The court unanimously ruled today in Clinton Carden v. State of Indiana, 49A02-0608-CR-700. Marion Superior Magistrate Nancy Broyles had revoked Carden’s four-year probation that was a result of his 2001 guilty plea to one felony count of child molesting and part of his overall 10-year sentence.

He was not to live within 1,000 feet of a school or place frequented by children, had to have a single verifiable residence in Marion County, and was not to be within two blocks of any child-prone area. Carden wanted to live with his girlfriend, but his probation officer used an unidentified “mapping system” to find that wasn’t allowed because the address was within the two-block vicinity of an unnamed day care.

Three visits to Carden’s address in June 2006 showed that Carden wasn’t there, but the presence of his girlfriend’s children there concerned the probation officer. Carden told the probation officer he wasn’t at his home during the visits because he’d spent one night with his girlfriend and another night with a friend. Within a week, the state filed a probation violation notice against him, and the trial court revoked his probation.

In the appellate decision, the court determined that the trial court committed a fundamental error and deprived Carden of his rights.

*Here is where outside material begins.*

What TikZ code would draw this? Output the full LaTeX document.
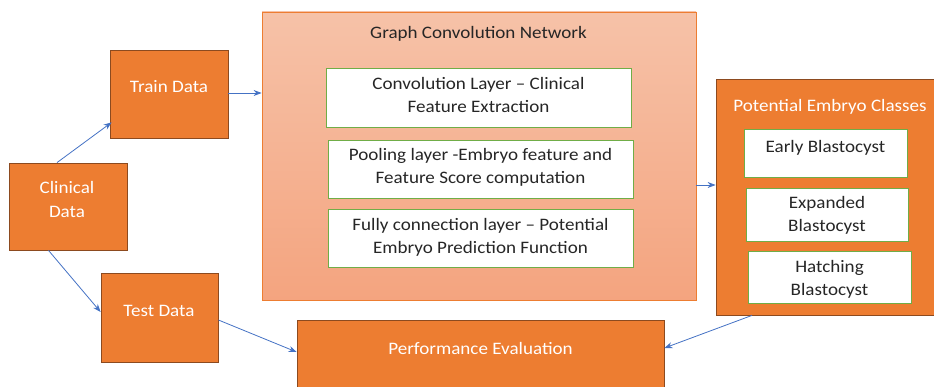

“Here, the only evidence used to revoke Carden’s probation was [the parole officer’s] testimony that some unidentified mapping system showed that the Barnett address was within two blocks of some unnamed daycare center,” Judge Nancy Vaidik wrote. “And there was no information that the daycare was even in business when Carden spent the night at [his girlfriend’s] address. The error in admitting [the parole officer’s] testimony is so prejudicial to Carden’s rights as to make a fair trial impossible. Without [the parole officer’s] testimony, there is simply no evidence to show that Carden entered within two blocks of a daycare center.”